An overhaul of the taxation of overseas trusts was  as part of broader non-dom reforms, set to go live next week, which mean that non-UK domiciles who have resided in the country for more than 15 of the past 20 tax years will now automatically be deemed UK-domiciled.

Remittance basis

Under the current system, non-doms living in the UK can choose between paying UK tax on all overseas income and gains as and when the liability arises or they can choose to be taxed under the remittance basis – whereby they will only be taxed if the gain is brought to the UK.

If they chose the remittance basis they have to pay a tiered remittance basis charge.  Those using the remittance basis are not liable to pay CGT in the UK on the sale of overseas assets such as offshore trusts.

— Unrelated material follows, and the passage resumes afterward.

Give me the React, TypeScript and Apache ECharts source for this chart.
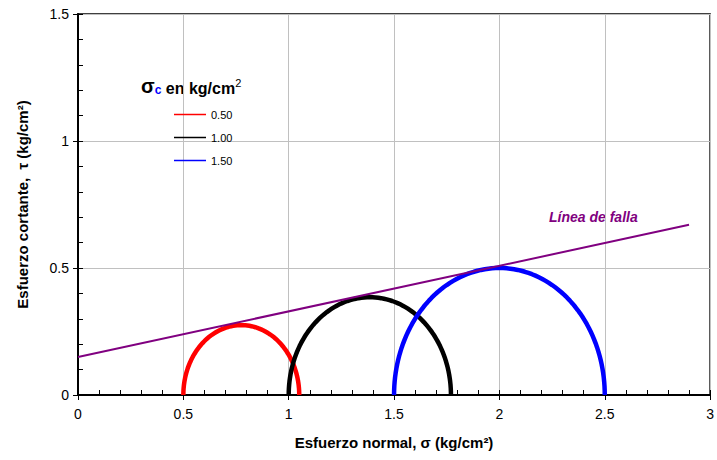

As a result, the Treasury originally proposed that from 6 April 2017 those newly deemed UK-domiciled would have to pay CGT on all future capital gains of the trust.

U-turn

In December, HMRC agreed to water down the original proposal for fear of driving out wealth foreigners.

In draft regulation published that month, it announced that capital gains and foreign income will not be subject to UK tax where there are no payments out of certain qualifying trusts – known as ‘protected settlements’.

The tax authority also set out circumstances in which additions of property to a settlement by a deemed domiciled individual might taint that settlement such that capital gains and foreign income may be taxable on the settlor as it arises.

Welcome delay

Rachael Griffin, personal financial planning expert at Old Mutual Wealth welcomed that postponement.

“This area of financial planning is extremely complex, and it is encouraging to see HMRC take more time to consider the detail rather than rush it through in this Finance Bill.

For non-doms potentially impacted by the proposed income and capital gains tax changes, this delay could leave them in limbo – as it is difficult to predict with any certainty what the final changes will be,” she told International Adviser.